FURTHER READING: Borobudur is a Unesco Word Heritage site – find out why!
Prambanan, just 17km from Jogjakarta, features an array of mid-sized temples. I got there pretty late in the day, which made it a lot more peaceful (and cooler) than my late morning, peak-time trip to Borobudur. It’s actually quite a big site, and if you head out to the furthest reaches you’ll possibly get some one on one time with the temples.
I still can’t work out why this place isn’t more popular. The travel agents didn’t seem to be pushing the tours, and in the two days I spent there I saw only a handful of other western tourists. I try and avoid taking tours whenever possible, so I decided to make my own way there after my trip to Borobudur. It took a lot longer than I expected, and two buses later I was in a small town called Wonosobo, still a couple of hours away from Dieng Plateau. It seemed like I was the only westerner in town. I had trouble finding a guesthouse, in the end settling for a really strange little place which was almost completely empty. I’m not sure if it was even a guesthouse, but it did the job. The final bus ride up to Dieng Plateau was well worth the trouble. The scenery, and the people, got more and more interesting the higher the bus climbed. Old ladies would jump on the bus with vegetables to sell at the market. They would look at me, laugh between themselves, and carry on with whatever they were talking about, occasionally offering me some of the peanuts or sweets that they were eating. One even fell asleep on my bag.
There are only a couple of guesthouses in Dieng Plateau and they can help organise anything you might want to do in the area. There really is no need to book a tour, it’s the perfect place to just walk around and explore. There are old temples (thought to be the oldest in Java), bubbling volcanic pools and multi-coloured lakes, all linked together by terraced vegetable farms and some really nice mountain scenery. I did a lot of walking, and on the second day I hired a motorbike driver to take me around some of the more distant sights. One of the highlights of my two days in Dieng Plateau was a sunrise climb to the top of one of the mountains, which held some spectacular views of the surrounding peaks. Exploring around Dieng Plateau was a great way to spend a few days and I’d recommend anyone looking to get off the tourist trail to check it out.

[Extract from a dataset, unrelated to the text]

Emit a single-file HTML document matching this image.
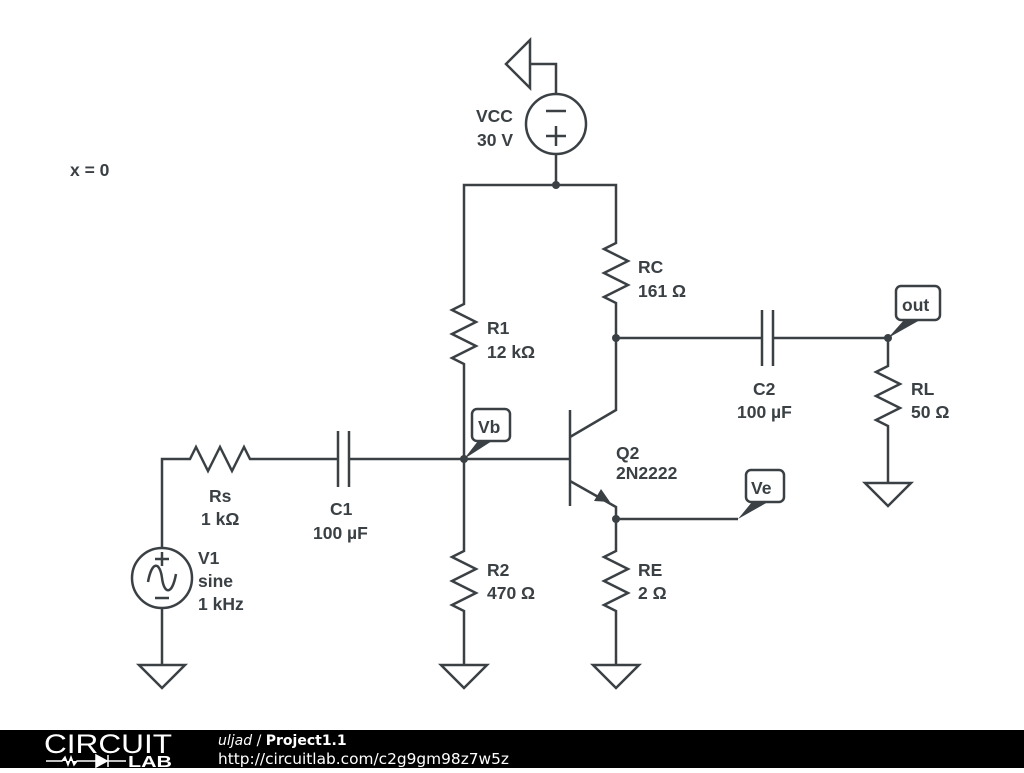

FURTHER READING: Check out this post about a Dieng Plateau day trip
Mount Bromo sunrise tour
It was a spur of the moment decision to visit Mount Bromo, but I’m glad I did. I got the bus there, which took around 10 hours, saw the mountain and then took another bus back to Jogjakarta. It takes something pretty amazing to make that much time on a bus pay off, and Mount Bromo managed it. The sunrise was stunning, dampened only slightly by people’s poor tourist-site etiquette. A few heated arguments broke out because people were hogging the best photo spots (I’m still not sure if the people complaining or the people taking up too much space were in the wrong). It was crowded, but it was the best sunrise of my short travelling career (I’m not really a morning person so I haven’t actually seen too many sunrises, but trust me, it was great!). The sunrise was followed by a trip to Mount Bromo itself, which is still very much active. It was bubbling away ominously when I was there. The whole area is so desolate, like the setting for a post apocalyptic movie. The trip to Mount Bromo was another highlight of an eventful week in Java, which held far more for the curious traveller than I had imagined.
Java was the first island I visited in Indonesia, and it contains a lot of what makes the country such a great place to travel. Friendly people, volcanoes, ancient temples and stunning landscapes make Java the perfect travelling destination.